Martin Henry What could be an award-winning photograph was recently carried by this newspaper showing the Father of the City and the head of the Jamaican state standing together against the spectacular backdrop of the capital city's chief cesspool.
Mayor of Kingston, Desmond McKenzie, and Governor-General, Professor Kenneth Hall, a historian by trade, were finely composed against a backdrop of Kingston Harbour. They were guests at the launch of the second edition of Senator Anthony Johnson's City of Kingston Souvenir Book in the Bank of Jamaica auditorium.
I love the harbour and the waterfront. When you don't focus on the city's mess messing about in the discoloured water, the long view is a spectacular and refreshing sight. The Palisadoes peninsula across the shimmering water. The ring of mountains forming the city's backdrop. Kingston enjoys a spectacular location.
The pollution of the harbour from washdowns and sewage has been the subject of study and discussion at least since the 1960s. Not much corrective action.
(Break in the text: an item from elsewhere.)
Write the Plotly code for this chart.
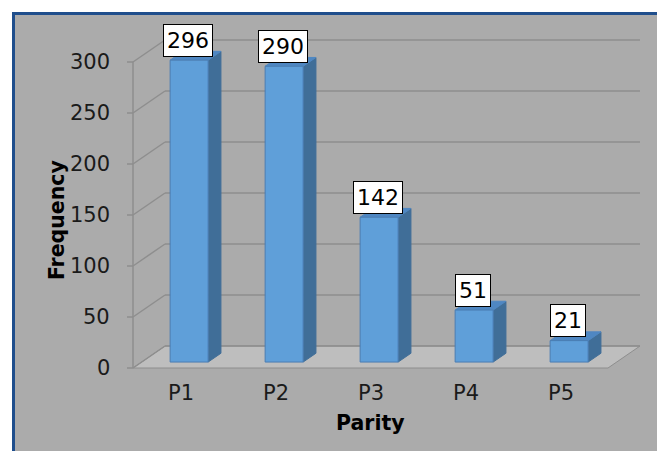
import plotly.graph_objects as go

# Parity distribution
categories = ["P1", "P2", "P3", "P4", "P5"]
frequency = [296, 290, 142, 51, 21]
y_ticks = [0, 50, 100, 150, 200, 250, 300]
y_max = 300

# Pseudo-3D projection (screen scale of one category / one unit, depth offset)
W, H = 657, 451
CAT_PX = 95.0           # pixels per category slot on the front plane
VAL_PX = 1.02           # pixels per frequency unit
ORIGIN_PX = (133, 368)  # front-left floor corner
DEPTH_PX = (32, 22)     # full depth shift (right, up)
DX = DEPTH_PX[0] / CAT_PX
DY = DEPTH_PX[1] / VAL_PX
BAR_W = 0.4             # bar width as a fraction of a slot
BAR_Z0, BAR_Z1 = 0.27, 0.67  # bar front/back depth fractions

FONT = "DejaVu Sans, Verdana, sans-serif"
BG = "#ababab"
FLOOR = "#bebebe"
GRID = "#8e8e8e"
FRONT = "#5f9fd9"
SIDE = "#406e98"
TOP = "#4f87c2"
EDGE = "#4a7db3"
TEXT = "#1a1a1a"

x_range = [(0 - ORIGIN_PX[0]) / CAT_PX, (W - ORIGIN_PX[0]) / CAT_PX]
y_range = [(ORIGIN_PX[1] - H) / VAL_PX, ORIGIN_PX[1] / VAL_PX]


def proj(x, y, z):
    """Category x, value y, depth z (0 front .. 1 back) -> axis coordinates."""
    return x + z * DX, y + z * DY


def poly(points, fill, line_color, width=1):
    xs, ys = zip(*points)
    return go.Scatter(x=list(xs) + [xs[0]], y=list(ys) + [ys[0]], mode="lines",
                      fill="toself", fillcolor=fill,
                      line=dict(color=line_color, width=width),
                      hoverinfo="skip", showlegend=False)


fig = go.Figure()
n = len(categories)

# floor
fig.add_trace(poly([proj(0, 0, 0), proj(n, 0, 0), proj(n, 0, 1), proj(0, 0, 1)],
                   FLOOR, GRID))

# back-wall gridlines and side-wall diagonals
gx, gy = [], []
for t in y_ticks:
    for a, b in ((proj(0, t, 0), proj(0, t, 1)), (proj(0, t, 1), proj(n, t, 1))):
        gx += [a[0], b[0], None]
        gy += [a[1], b[1], None]
# front value axis and tick marks
gx += [0, 0, None]
gy += [0, y_max, None]
for t in y_ticks:
    gx += [-6 / CAT_PX, 0, None]
    gy += [t, t, None]
fig.add_trace(go.Scatter(x=gx, y=gy, mode="lines", line=dict(color=GRID, width=1.5),
                         hoverinfo="skip", showlegend=False))

# bars: front, side and top faces
pad = (1 - BAR_W) / 2
for i, v in enumerate(frequency):
    x0, x1 = i + pad, i + pad + BAR_W
    fig.add_trace(poly([proj(x1, 0, BAR_Z0), proj(x1, 0, BAR_Z1),
                        proj(x1, v, BAR_Z1), proj(x1, v, BAR_Z0)], SIDE, SIDE))
    fig.add_trace(poly([proj(x0, v, BAR_Z0), proj(x1, v, BAR_Z0),
                        proj(x1, v, BAR_Z1), proj(x0, v, BAR_Z1)], TOP, TOP))
    fig.add_trace(poly([proj(x0, 0, BAR_Z0), proj(x1, 0, BAR_Z0),
                        proj(x1, v, BAR_Z0), proj(x0, v, BAR_Z0)], FRONT, EDGE))
    # value label above the bar
    cx, cy = proj(i + 0.5, v, BAR_Z0)
    fig.add_annotation(x=cx - 1 / CAT_PX, y=cy + 20 / VAL_PX, text=str(v),
                       showarrow=False, bgcolor="white", bordercolor="black",
                       borderwidth=1, borderpad=3,
                       font=dict(family=FONT, size=22, color="black"))
    # category label
    fig.add_annotation(x=i + 0.5, y=-25 / VAL_PX, text=categories[i], showarrow=False,
                       font=dict(family=FONT, size=21, color=TEXT))

# value tick labels
for t in y_ticks:
    fig.add_annotation(x=-21 / CAT_PX, y=t, text=str(t), showarrow=False,
                       xanchor="right", font=dict(family=FONT, size=21, color=TEXT))

# axis titles
fig.add_annotation(x=n / 2, y=-55 / VAL_PX, text="<b>Parity</b>", showarrow=False,
                   font=dict(family=FONT, size=20.5, color="black"))
fig.add_annotation(x=-76 / CAT_PX, y=145, text="<b>Frequency</b>", showarrow=False,
                   textangle=-90, font=dict(family=FONT, size=20.5, color="black"))

# chart panel with its frame
fig.add_shape(type="rect", xref="paper", yref="paper",
              x0=13.5 / W, x1=1.05, y0=-0.05, y1=1 - 13.5 / H,
              fillcolor=BG, line=dict(color="#1f4e8c", width=3), layer="below")

fig.update_layout(
    width=W, height=H, margin=dict(l=0, r=0, t=0, b=0), autosize=False,
    paper_bgcolor="white", plot_bgcolor="rgba(0,0,0,0)",
    xaxis=dict(range=x_range, visible=False, fixedrange=True),
    yaxis=dict(range=y_range, visible=False, fixedrange=True),
    showlegend=False,
)

fig.write_html("out.html")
While the harbour itself and the immediate waterfront are powerful magnets, one goes there, as I sometimes do, with a good deal of trepidation. The waterfront is ringed by volatile, high-violence communities - a waistband of decay and disorder. The edge of the harbour is populated by a variety of hustlers and hangers about - and dereliction.
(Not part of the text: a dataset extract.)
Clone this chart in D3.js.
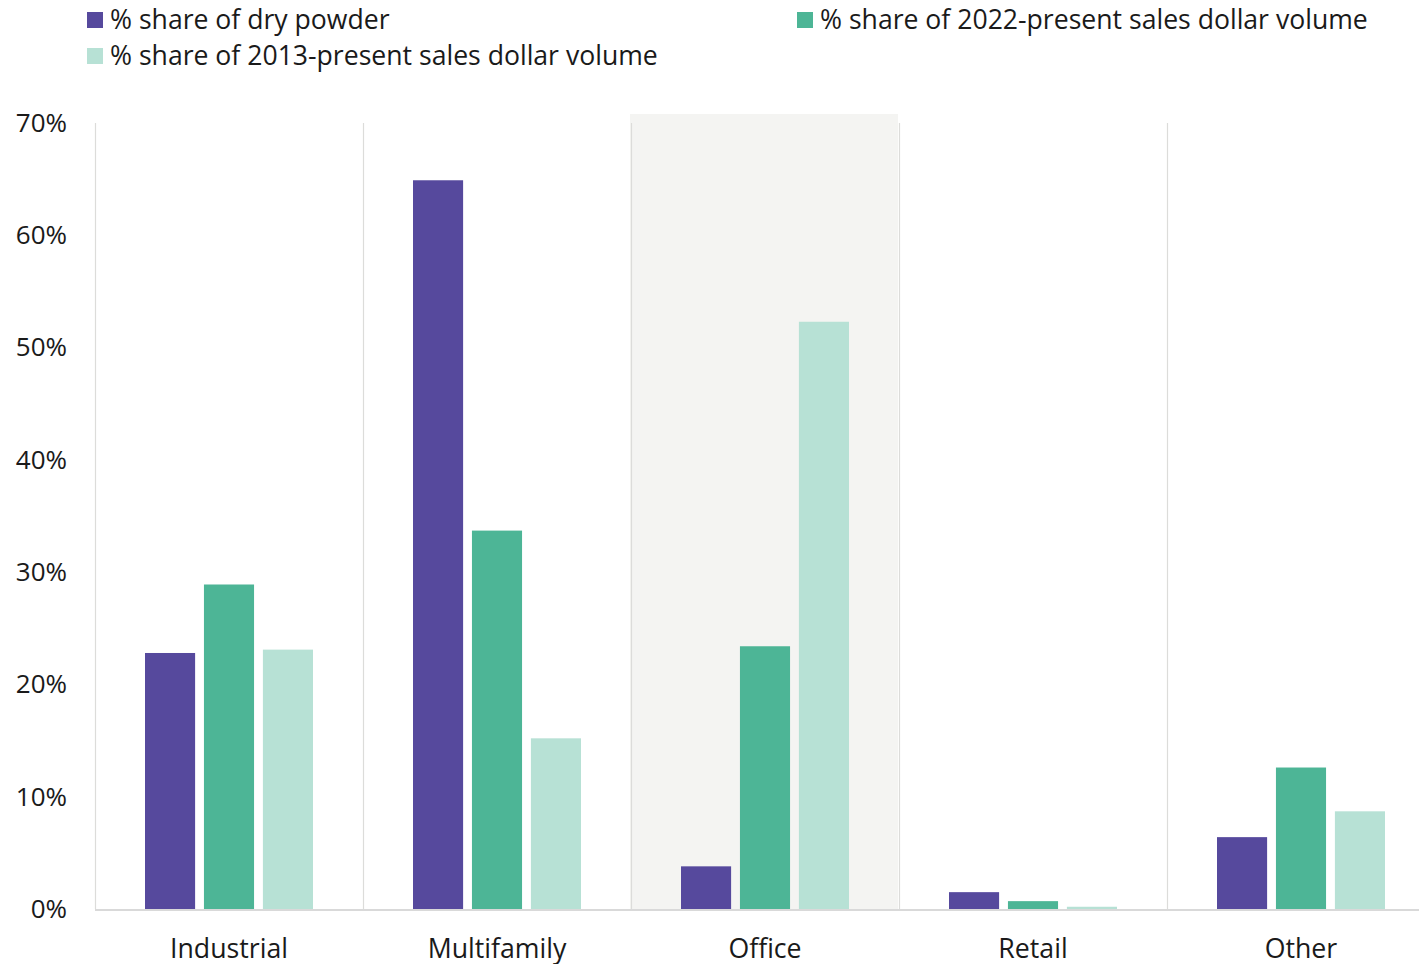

While efforts have been made at greening, there isn't really a park, or the sense of security required to really enjoy a park. One of the reasons for the popularity of Devon House in its heyday as a public green space was the sense of security which visitors enjoyed. Hope Gardens has lost a lot of that.
The city needs cultivated, safe green spaces, and where could be better than its waterfront? Bruce Bicknell of Tank- Weld and chairman of the inner-city Seaward Primary and Junior High School had a most interesting letter in The Sunday Observer this week [May 13] describing the greening of the campus and its positive impact on the school community, "softening the social space".
At the book launch the chairman of the Jamaica National Bicentenary Committee to commemorate the abolition of the transatlantic slave trade, Professor Verene Shepherd, announced the allocation of $10 million for the construction of an arrival point monument on the Kingston waterfront. Now that monument is going to need a real park around it. All over Jamaica, municipal parks and existing museums have been allowed to fall into decay. It was a crying shame to see the condition of the Bath Botanical Gardens in St. Thomas when I last stopped there a couple of months ago. Now big - and costly - efforts are being made to restore.
Difficult time
The JNBC chair made a direct pitch to the KSAC to collaborate with the committee to make the monument a reality before the end of the bicentenary year. Let's see. Mayor is having a difficult time cleaning up the immediate surroundings of the municipal offices, which are quite literally in a mess.
Our newspaper journalists, Janet Silvera from here and Kerry McCatty from there, packed off to South Africa on an observation tour, have been filing of the apartheid museums there. South Africa, with hordes of poor people, doesn't have much more money than we do for these things. They have a different attitude to the preservation and commemoration of their important history and culture. Ghana, with a lower level of economic development, has established slavery memorial museums in some of its infamous slave forts.
To the sound of the lapping of the waves in that fabulous harbour, bicentenary chairman Shepherd pleaded in the hearing of City Father and of Head of State, "Let us not allow this year to end without constructing such a marker [the slave arrival monument] so that our people can have a spot for an annual pilgrimage to memorialise their past."
Let's make that a daily pilgrimage in the pleasant setting of a safe, peaceful, green waterfront park edging a rehabilitated harbour, a tourism hot spot.
Martin Henry is a communication specialist.